The Council acknowledged these concerns, passing a resolution on 10 November, particularly the risks faced by journalists in Palestine and the information blackout in Gaza. The media's role in amplifying a certain perspective, particularly those aligned with Israel's position, was also noted. Speaking to the CNDH Commission, journalist Mansur Awwad raised the question of why the plight of Palestinian prisoners' families, affected by the conflict, receives less attention.

The protests about the war in Gaza and solidarity with Palestine, widely shared on social media, receive scant coverage in the regional press. Often, these expressions of indignation are misinterpreted or dismissed as anti-Semitism.

Brazil's Observatório da Imprensa shifted its focus from media analysis to the UN's ineffectiveness in halting the Gaza conflict or securing a humanitarian pause. The editorial raised concerns that the demonstrations against the intense bombardment of the northern Gaza Strip are ‘taking on the appearance of anti-Semitism” and are inadvertently aiding “the aggressor Hamas” in garnering sympathy and tarnishing Israel's image.

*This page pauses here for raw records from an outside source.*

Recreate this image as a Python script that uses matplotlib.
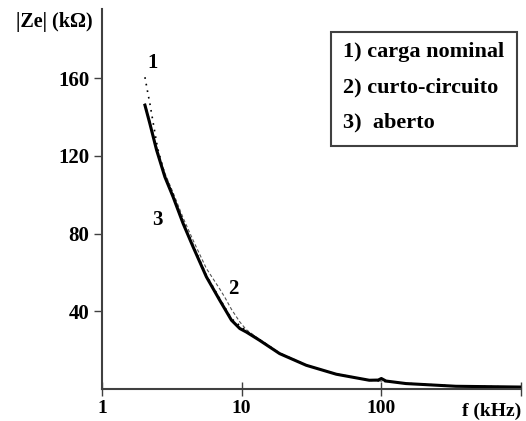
import numpy as np
import matplotlib
matplotlib.use("Agg")
import matplotlib.pyplot as plt

# frequencia (kHz) e |Ze| (kOhm)
f_aberto = [2.03, 2.2, 2.46, 2.82, 3.23, 3.81, 4.49, 5.59, 6.96, 8.45, 9.7, 10.8, 13.4, 18.7, 29.0, 47.6, 82.0, 95.0, 100.0, 108.0, 150.0, 342.0, 1000.0]
z_aberto = [146.0, 136.6, 122.9, 109.1, 98.8, 85.1, 73.1, 57.7, 45.7, 35.4, 31.1, 29.3, 25.1, 18.2, 12.2, 7.6, 4.5, 4.6, 5.4, 4.1, 2.8, 1.4, 1.0]

f_nominal = [2.03, 2.12, 2.2, 2.35, 2.5, 2.82, 3.23, 3.81, 4.49, 5.59, 6.96, 8.45, 10.8, 13.4, 18.7, 29.0, 47.6, 82.0, 150.0, 342.0, 1000.0]
z_nominal = [160.4, 153.0, 147.0, 135.0, 124.0, 110.0, 99.8, 86.0, 74.0, 58.5, 46.5, 36.2, 29.8, 25.4, 18.4, 12.3, 7.7, 4.6, 2.9, 1.5, 1.0]

f_curto = [2.03, 2.2, 2.46, 2.82, 3.23, 3.81, 4.49, 5.59, 6.96, 7.6, 8.45, 9.7, 10.8, 13.4, 18.7, 29.0, 47.6, 82.0, 150.0, 342.0, 1000.0]
z_curto = [147.0, 138.0, 124.5, 111.0, 101.0, 88.0, 76.5, 62.0, 51.5, 47.0, 41.0, 34.5, 30.5, 25.6, 18.5, 12.4, 7.7, 4.6, 2.9, 1.5, 1.0]

y_ticks = [40, 80, 120, 160]
x_ticks = [1, 10, 100]
legenda = ["1) carga nominal", "2) curto-circuito", "3)  aberto"]

plt.rcParams['font.family'] = ['Liberation Serif', 'DejaVu Serif']
plt.rcParams['font.weight'] = 'bold'

fig = plt.figure(figsize=(5.26, 4.21), dpi=100)
ax = fig.add_axes([102 / 526, 1 - 389 / 421, 419 / 526, 380 / 421])

ax.plot(f_curto, z_curto, color='#555555', lw=0.8, ls=(0, (3, 2)))
ax.plot(f_nominal, z_nominal, color='black', lw=1.2, ls=(0, (1, 3)))
ax.plot(f_aberto, z_aberto, color='black', lw=2.2)

ax.set_xscale('log')
ax.set_xlim(1, 1000)
ax.set_ylim(0, 195.5)

for s in ['top', 'right']:
    ax.spines[s].set_visible(False)
for s in ['left', 'bottom']:
    ax.spines[s].set_color('#404040')
    ax.spines[s].set_linewidth(1.5)

ax.set_yticks(y_ticks)
ax.set_yticklabels([str(v) for v in y_ticks], fontsize=15, fontweight='bold')
ax.tick_params(axis='y', direction='out', length=6, width=1, color='#404040', pad=3)
ax.set_xticks(x_ticks + [1000])
ax.set_xticklabels([str(v) for v in x_ticks] + [''], fontsize=14, fontweight='bold')
ax.xaxis.set_minor_locator(matplotlib.ticker.NullLocator())
ax.tick_params(axis='x', direction='inout', length=10, width=1, color='#404040', pad=3)

ax.text(-0.205, 0.965, '|Ze| (k\u03a9)', transform=ax.transAxes, fontsize=14.5, fontweight='bold', va='center')
ax.text(1.0, -0.06, 'f (kHz)', transform=ax.transAxes, fontsize=14, fontweight='bold', va='center', ha='right')

ax.text(2.31, 167.7, '1', fontsize=15, fontweight='bold', ha='center', va='center')
ax.text(8.77, 51.3, '2', fontsize=15, fontweight='bold', ha='center', va='center')
ax.text(2.51, 86.8, '3', fontsize=15, fontweight='bold', ha='center', va='center')

# caixa da legenda
box = matplotlib.patches.Rectangle((330.7 / 526, 1 - 145.7 / 421), 186.6 / 526, 113.4 / 421,
                                   transform=fig.transFigure, fill=False, edgecolor='#404040', lw=1.5)
fig.patches.append(box)
for i, t in enumerate(legenda):
    fig.text(343 / 526, 1 - (52 + i * 35) / 421, t, fontsize=16, fontweight='bold', va='center')

fig.savefig('out.png', dpi=100)
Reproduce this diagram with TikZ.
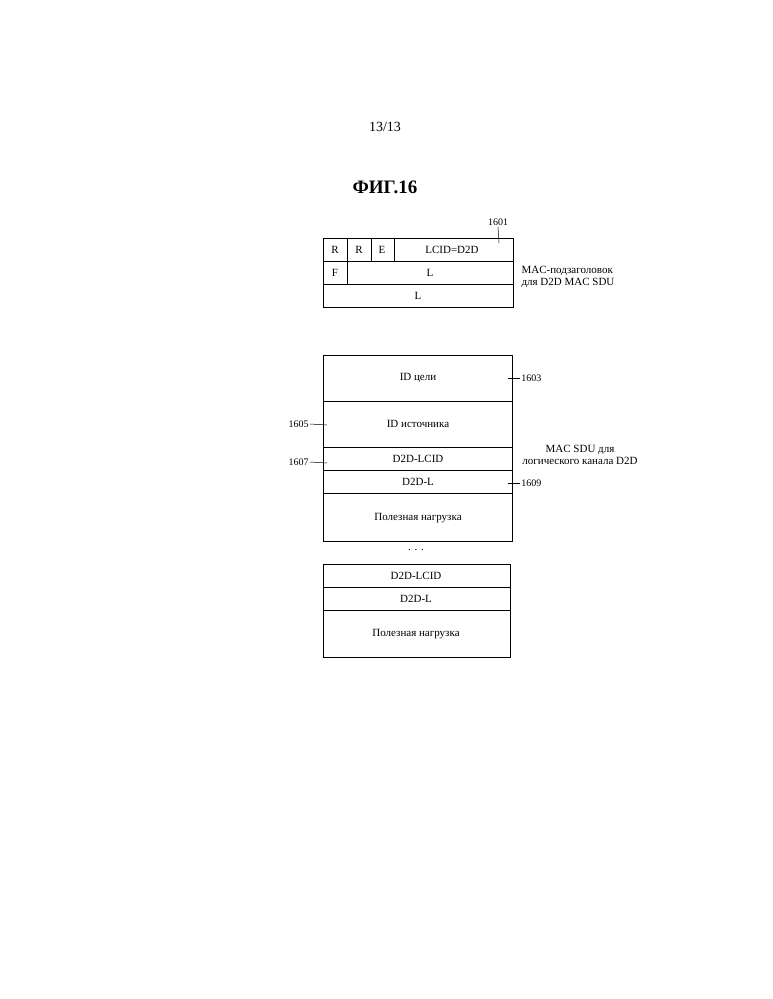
\documentclass[tikz,border=0pt]{standalone}
\usepackage{fontspec}
\setmainfont{Liberation Serif}
\begin{document}
\begin{tikzpicture}[x=1pt,y=-1pt,line width=0.8pt,
  lbl/.style={font=\fontsize{11}{12}\selectfont,inner sep=1pt},
  num/.style={font=\fontsize{10}{11}\selectfont,inner sep=1pt}]
\useasboundingbox (0,0) rectangle (772,999);
\node[font=\fontsize{14}{16}\selectfont] (pg) at (385,127) {13/13};
\node[font=\bfseries\fontsize{19}{21}\selectfont] (fig) at (385,187) {ФИГ.16};
% header
\draw (323,238) rectangle (513,307);
\draw (323,261) -- (513,261) (323,284) -- (513,284);
\draw (347,238) -- (347,284) (371,238) -- (371,261) (394,238) -- (394,261);
\node[lbl] (r1) at (335,250) {R};
\node[lbl] (r2) at (359,250) {R};
\node[lbl] (e) at (382,250) {E};
\node[lbl] (lcid) at (452,250) {LCID=D2D};
\node[lbl] (f) at (335,273) {F};
\node[lbl] (l1) at (430,273) {L};
\node[lbl] (l2) at (418,296) {L};
\node[num] (n1601) at (498,222) {1601};
\coordinate (c1601) at (499,243);
\draw[line width=0.5pt] (n1601.south) -- (c1601);
\node[lbl,align=left] (mach) at (568,277) {MAC-подзаголовок\\для D2D MAC SDU};
% SDU
\draw (323,355) rectangle (512,541);
\draw (323,401) -- (512,401) (323,447) -- (512,447) (323,470) -- (512,470) (323,493) -- (512,493);
\node[lbl] (dst) at (418,378) {ID цели};
\node[lbl] (src) at (418,424) {ID источника};
\node[lbl] (dlcid) at (418,459) {D2D-LCID};
\node[lbl] (dl) at (418,482) {D2D-L};
\node[lbl] (pl) at (418,518) {Полезная нагрузка};
\node[num,anchor=west] (n1603) at (520,378) {1603};
\coordinate (c1603) at (508,378);
\draw[line width=0.5pt] (n1603.west) -- (c1603);
\node[num,anchor=east] (n1605) at (310,424) {1605};
\coordinate (c1605) at (327,425);
\draw[line width=0.5pt] (n1605.east) -- (c1605);
\node[num,anchor=east] (n1607) at (310,462) {1607};
\coordinate (c1607) at (327,463);
\draw[line width=0.5pt] (n1607.east) -- (c1607);
\node[num,anchor=west] (n1609) at (520,483) {1609};
\coordinate (c1609) at (508,483);
\draw[line width=0.5pt] (n1609.west) -- (c1609);
\node[lbl,align=center] (macsdu) at (580,455) {MAC SDU для\\логического канала D2D};
\node[lbl] (dots) at (416,550) {. . .};
% second
\draw (323,564) rectangle (510,657);
\draw (323,587) -- (510,587) (323,610) -- (510,610);
\node[lbl] (dlcid2) at (416,576) {D2D-LCID};
\node[lbl] (dl2) at (416,599) {D2D-L};
\node[lbl] (pl2) at (416,634) {Полезная нагрузка};
\end{tikzpicture}
\end{document}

O Estado de S. Paulo, another prominent newspaper, echoed similar concerns, highlighting the rise of both anti-Semitism and Islamophobia in the context of the Gaza war.

Amidst these complex narratives and the difficulty of dealing with Palestinian genocide and ethnic cleansing, a poignant piece by José Adan in Guatemala's El Heraldo stands out. Titled "The Tragedy Named After a Child in Gaza" focuses on a child who writes his name on his skin to ensure identification in case he gets killed. Castelar poignantly notes, “Gaza, long known as a simmering volcano, has been neglected by the world. Now, as it erupts, scorching everything in its path, the world is powerless to stop it. Meanwhile, Palestinian children, facing very real monsters, continue to inscribe their identities onto their skin.”